27) Silently and Very Fast by Catherynne M. Valente
I really wanted to like this story, but something about the way it was written made it hard for me to get into and even harder for me to understand properly. Valente is writing, essentially, about how an artificial intelligence develops within the mind of a human; it’s a fascinating look at this process and one that I found very interesting. Unfortunately, I really felt that the style of the writing obfuscated the concepts that were being explored, to the point where I was really slogging through the story as opposed to wanting to keep reading. Since this was the only novella that made me feel that way, that might explain why I didn’t rank it very highly.
It’s worth noting at this point that, of all the novellas here, this is probably the one that attempts to tackle the largest sfnal concept. It’s also the only one that I felt tackled an SFnal concept that wasn’t easy to get your head around. ‘The Man who Ended History’ made me think, but it did so by using a simple concept to illustrate something horrific from different viewpoints, which is a different kind of mental gymnastics; this is definitely the hardest SF of the six candidates on offer, I’d say.
It’s a shame, since Valente is clearly very clever in her style of writing and I can tell that my dislike for the tale is almost certainly a fault on my part rather than on hers. I really enjoyed how cleverly she constructed ‘Golubash (Wine-Blood-War-Story)’ (which was the story that appeared in Escape Pod #340) so I am now eagerly anticipating experiencing more of her work to see where I fall on that. But, ultimately, this novella didn’t do it for me, and so it winds up second-to-last in my rankings. (This reinforces my suspicion that Neil Clarke will end up somewhere towards the bottom of my rankings in that category, too.)

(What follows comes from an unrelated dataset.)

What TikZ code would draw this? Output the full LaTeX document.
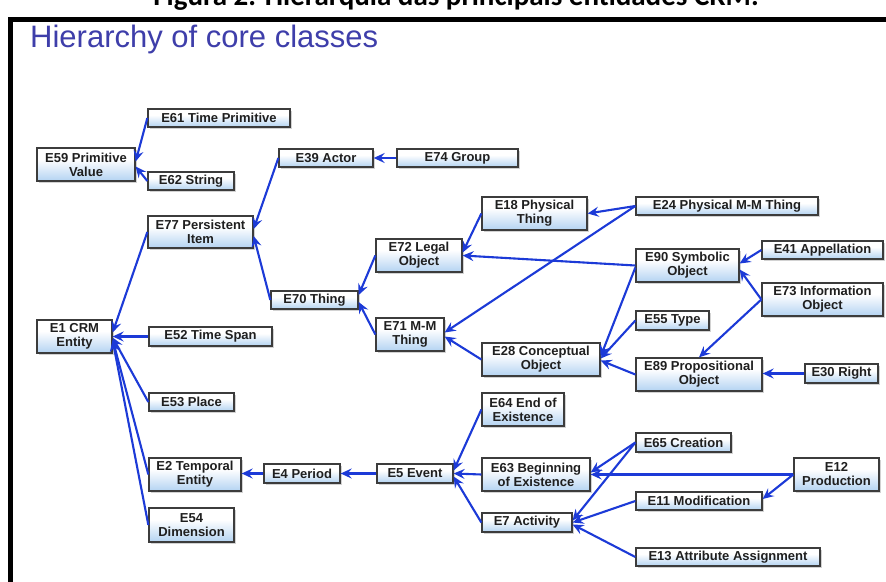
\documentclass[tikz,border=0pt]{standalone}
\usepackage{fontspec}
\setmainfont{Liberation Sans}
\newfontfamily\capfont{Carlito}
\usetikzlibrary{arrows.meta,shadows}
\definecolor{edgeblue}{RGB}{28,58,215}
\definecolor{titleblue}{RGB}{62,62,170}
\definecolor{boxtop}{RGB}{186,216,246}
\definecolor{boxbot}{RGB}{122,178,232}
\definecolor{boxline}{RGB}{60,60,60}
\pgfdeclareverticalshading{boxshade}{100bp}{color(0bp)=(boxbot); color(58bp)=(white); color(84bp)=(white); color(100bp)=(boxtop)}
\tikzset{
 cbox/.style={draw=boxline, line width=1.3pt, shading=boxshade, shading angle=0,
   inner sep=0pt, align=center, font=\fontsize{13}{14}\selectfont\bfseries, text=black!88,
   drop shadow={opacity=0.35,shadow xshift=1.5pt,shadow yshift=-1.5pt}},
 isa/.style={draw=edgeblue, line width=2.1pt, -{Stealth[length=11pt,width=10pt,inset=4pt]}},
 frameline/.style={line width=5pt, black},
}
\newcommand\cb[6]{\node[cbox,minimum width={#4-#2},minimum height={#5-#3}] (#1) at ({(#2+#4)/2},{(#3+#5)/2}) {#6};}
\begin{document}
\begin{tikzpicture}[x=1pt,y=-1pt]
\fill[white] (0,0) rectangle (886,581);
\useasboundingbox (0,0) rectangle (886,581);
% caption (cut at top) and frame
\node[anchor=base, font=\capfont\fontsize{29}{32}\selectfont\bfseries, inner sep=0pt] (cap) at (456,5.5) {Figura 2. Hierarquia das principais entidades CRM.};
\draw[frameline] (10.5,600) -- (10.5,19) -- (900,19);
\node[anchor=base west, font=\fontsize{31}{33}\selectfont, text=titleblue, inner sep=0pt] (title) at (30,47) {Hierarchy of core classes};
% nodes
\cb{e61}{148}{109}{290}{127}{E61 Time Primitive}
\cb{e59}{37}{148}{135}{181}{E59 Primitive\\Value}
\cb{e62}{148}{172}{234}{190}{E62 String}
\cb{e39}{279}{149}{373}{167}{E39 Actor}
\cb{e74}{397}{149}{518}{167}{E74 Group}
\cb{e77}{148}{216}{253}{248}{E77 Persistent\\Item}
\cb{e18}{482}{197}{587}{230}{E18 Physical\\Thing}
\cb{e24}{636}{197}{818}{215}{E24 Physical M-M Thing}
\cb{e72}{376}{239}{462}{272}{E72 Legal\\Object}
\cb{e90}{636}{249}{739}{282}{E90 Symbolic\\Object}
\cb{e41}{762}{241}{883}{259}{E41 Appellation}
\cb{e70}{271}{291}{358}{309}{E70 Thing}
\cb{e73}{762}{283}{883}{316}{E73 Information\\Object}
\cb{e1}{37}{320}{112}{353}{E1 CRM\\Entity}
\cb{e52}{149}{327}{272}{346}{E52 Time Span}
\cb{e71}{376}{318}{444}{351}{E71 M-M\\Thing}
\cb{e55}{636}{311}{709}{330}{E55 Type}
\cb{e28}{482}{343}{600}{376}{E28 Conceptual\\Object}
\cb{e89}{636}{358}{762}{391}{E89 Propositional\\Object}
\cb{e30}{805}{364}{878}{383}{E30 Right}
\cb{e53}{149}{393}{234}{411}{E53 Place}
\cb{e64}{482}{393}{564}{426}{E64 End of\\Existence}
\cb{e65}{636}{433}{731}{452}{E65 Creation}
\cb{e2}{149}{458}{241}{491}{E2 Temporal\\Entity}
\cb{e4}{264}{464}{340}{483}{E4 Period}
\cb{e5}{377}{464}{453}{483}{E5 Event}
\cb{e63}{482}{458}{590}{491}{E63 Beginning\\of Existence}
\cb{e12}{794}{458}{879}{491}{E12\\Production}
\cb{e11}{636}{492}{762}{510}{E11 Modification}
\cb{e7}{482}{513}{572}{532}{E7 Activity}
\cb{e54}{149}{508}{234}{542}{E54\\Dimension}
\cb{e13}{636}{548}{820}{566}{E13 Attribute Assignment}
% edges
\draw[isa] (e61.west) -- ([yshift=3]e59.east);
\draw[isa] (e62.west) -- ([yshift=-2]e59.east);
\draw[isa] (e39.west) -- ([yshift=3]e77.east);
\draw[isa] (e70.west) -- ([yshift=-4]e77.east);
\draw[isa] (e77.west) -- ([yshift=4]e1.east);
\draw[isa] (e52.west) -- (e52.west -| e1.east);
\draw[isa] (e53.west) -- ([yshift=-1]e1.east);
\draw[isa] (e2.west) -- ([yshift=-3]e1.east);
\draw[isa] (e54.west) -- ([yshift=-4]e1.east);
\draw[isa] (e74.west) -- (e39.east);
\draw[isa] (e72.west) -- ([yshift=5]e70.east);
\draw[isa] (e71.west) -- ([yshift=-2]e70.east);
\draw[isa] (e18.west) -- ([yshift=3]e72.east);
\draw[isa] (e90.west) -- (e72.east);
\draw[isa] (e24.west) -- (e18.east);
\draw[isa] (e24.west) -- ([yshift=2]e71.east);
\draw[isa] (e28.west) -- ([yshift=-2]e71.east);
\draw[isa] ([yshift=-2]e90.west) -- ([yshift=3]e28.east);
\draw[isa] (e55.west) -- ([yshift=1]e28.east);
\draw[isa] (e89.west) -- ([yshift=-1]e28.east);
\draw[isa] (e41.west) -- ([yshift=2]e90.east);
\draw[isa] (e73.west) -- ([yshift=-4]e90.east);
\draw[isa] (e73.west) -- (e89.north);
\draw[isa] (e30.west) -- (e30.west -| e89.east);
\draw[isa] (e4.west) -- (e4.west -| e2.east);
\draw[isa] (e5.west) -- (e4.east);
\draw[isa] (e64.west) -- ([yshift=3]e5.east);
\draw[isa] (e63.west) -- (e5.east);
\draw[isa] (e7.west) -- ([yshift=-3]e5.east);
\draw[isa] (e65.west) -- ([yshift=2]e63.east);
\draw[isa] (e12.west) -- (e12.west -| e63.east);
\draw[isa] (e65.west) -- ([yshift=2]e7.east);
\draw[isa] (e11.west) -- (e7.east);
\draw[isa] (e13.west) -- ([yshift=-2]e7.east);
\draw[isa] (e12.west) -- ([yshift=2]e11.east);
\end{tikzpicture}
\end{document}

28) ‘The Man who Bridged the Mist’ by Kij Johnson
The last of the novellas that I read for this year’s Hugo Awards was also very gripping and came from the same editor as ‘Kiss Me Twice’, more or less confirming my suspicions that Sheila Williams will be doing very well when I vote in Best Editor (Short Form). This story really drew me in with the strange and ethereal Mist, and the descriptions of the crossings performed by the Ferrys are awesome to read – very vivid!
The main character in this novella has issues when it comes to connecting with others and it’s interesting to see how these are developed. We are treated to flashbacks to his relationships in the capital, before his job building the titular bridge. He seems close to his father, but his mother is nowhere near as important; his relationships with anyone else prior to his university education are non-existent and even when he reaches university he is more in the business of casual relationships than anything approaching commitment. This is exacerbated by his job, which requires him to leave a place after each successful project.
This is all changed by the project described in the novella, in which he feels himself becoming known by the entire town before he gets involved with a woman and, at the same time as they become close, he realises that his departure grows near and thus begins to become distant from the town he’s been living in. I liked this journey of his, and I found it interesting to observe the changes and the way Johnson describes his interactions with the villagers. In addition to this evolution of the central character there are really two stories being told – one is the story of a bridge being constructed, and the other is a love story.
I have to admit that I don’t think this will place above ‘The Man who Ended History’ for me due to the lack of conceptual brilliance here. I thoroughly enjoyed the tale, but I didn’t fall in love with it in quite the same way that I did with ‘Kiss Me Twice’; as such, it goes into a comfortable third place in my voting.